Meat processing giant Smithfield will pay a $2 million penalty to resolve a child labor compliance order with the Minnesota Department of Labor and Industry, the largest child labor enforcement action in DLI history.
The fine will have almost no impact on the company’s bottom line, however, given annual revenue of parent company WH Group Limited tops $26 billion.
A consent order with the company will also require the Chinese-owned Smithfield to conduct industry outreach related to child labor compliance; require child labor compliance with its labor staffing agencies and sanitation contractors; and take other steps to ensure future child labor compliance, according to a DLI press release.
A DLI investigation found that between 2021 and 2023, the St.
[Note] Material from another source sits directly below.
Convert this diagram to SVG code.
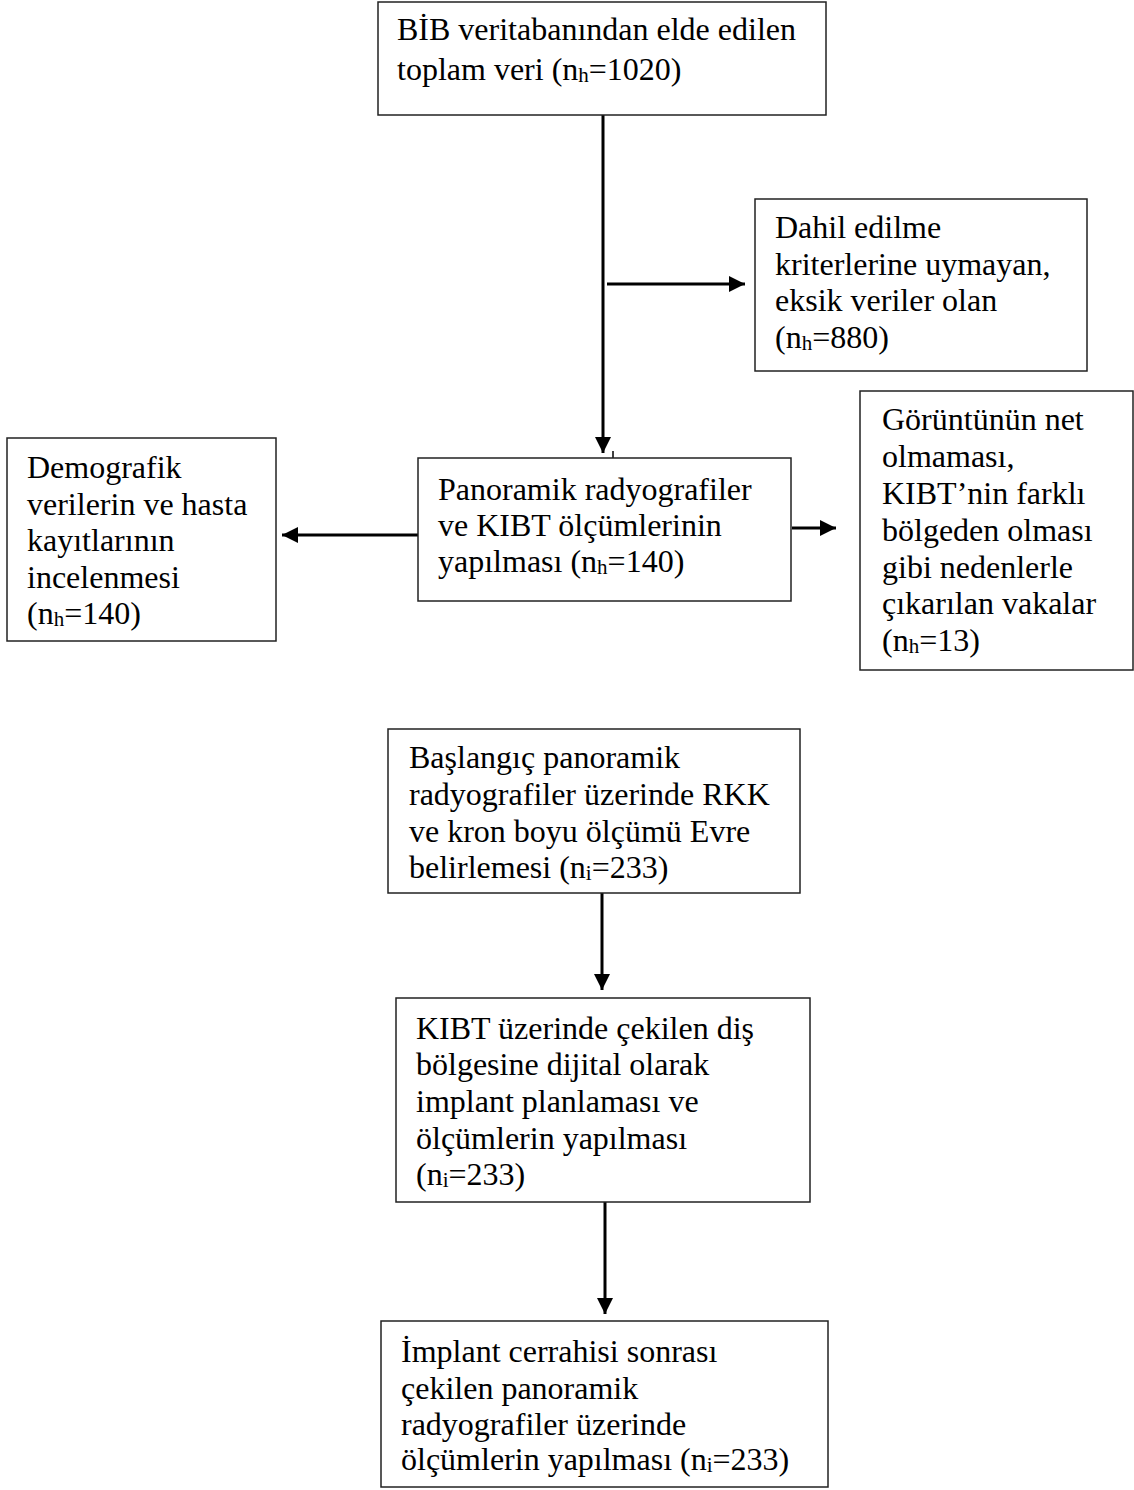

James area plant owned by Smithfield employed at least 11 minor children between the ages of 14 and 17. The children were also working late on school nights and performing hazardous jobs like working near chemicals; operating power-driven machinery, including meat grinders, slicers and power-driven conveyor belts; and operating nonautomatic elevators, lifts or hoisting machines, including motorized pallet jacks and lift pallet jacks.
“It is unacceptable for a company to employ minor children to perform hazardous work late at night. This illegal behavior impacts children’s health, safety and well-being and their ability to focus on their education and their future,” said DLI Commissioner Nicole Blissenbach. “Combatting unlawful child labor in Minnesota is a priority for DLI and it will continue to devote resources to addressing and resolving these violations.”
In fall 2023, DLI entered into a consent order with Tony Downs Food Company in Madelia in another child labor law case.
Also in 2023, Wisconsin-based Packers Sanitation Services paid civil penalties to the U.S. Department of Labor’s Wage and Hour Division for employing minor children in hazardous occupations at meat processing facilities in eight states, including Minnesota.
In a statement, Smithfield offered an at-times combative response, denying “that we knowingly hired anyone under the age of 18 to work in our St. James facility. We have not admitted liability as part of this settlement; however, in the interest of preventing the distraction of prolonged litigation, we have agreed to settle this matter.”
The company said it uses E-Verify, a federal system that validates employment eligibility based on federal records.
“Each of the 11 alleged underage individuals passed the E-Verify system by using false identification. Each used a different name to obtain employment with Smithfield than the name by which DLI identified them to Smithfield,” the company said in the statement.
Smithfield emphasized that the company is opposed to child labor and has “taken proactive steps to enforce our policy prohibiting the employment of minors.”
The child labor issue has come into focus in recent years, spurred in part by a series of investigative articles in the New York Times that exposed the exploitation of migrant children especially.
“This shadow work force extends across industries in every state, flouting child labor laws that have been in place for nearly a century. Twelve-year-old roofers in Florida and Tennessee. Underage slaughterhouse workers in Delaware, Mississippi and North Carolina. Children sawing planks of wood on overnight shifts in South Dakota,” the article states.
And child meat processing workers in Minnesota.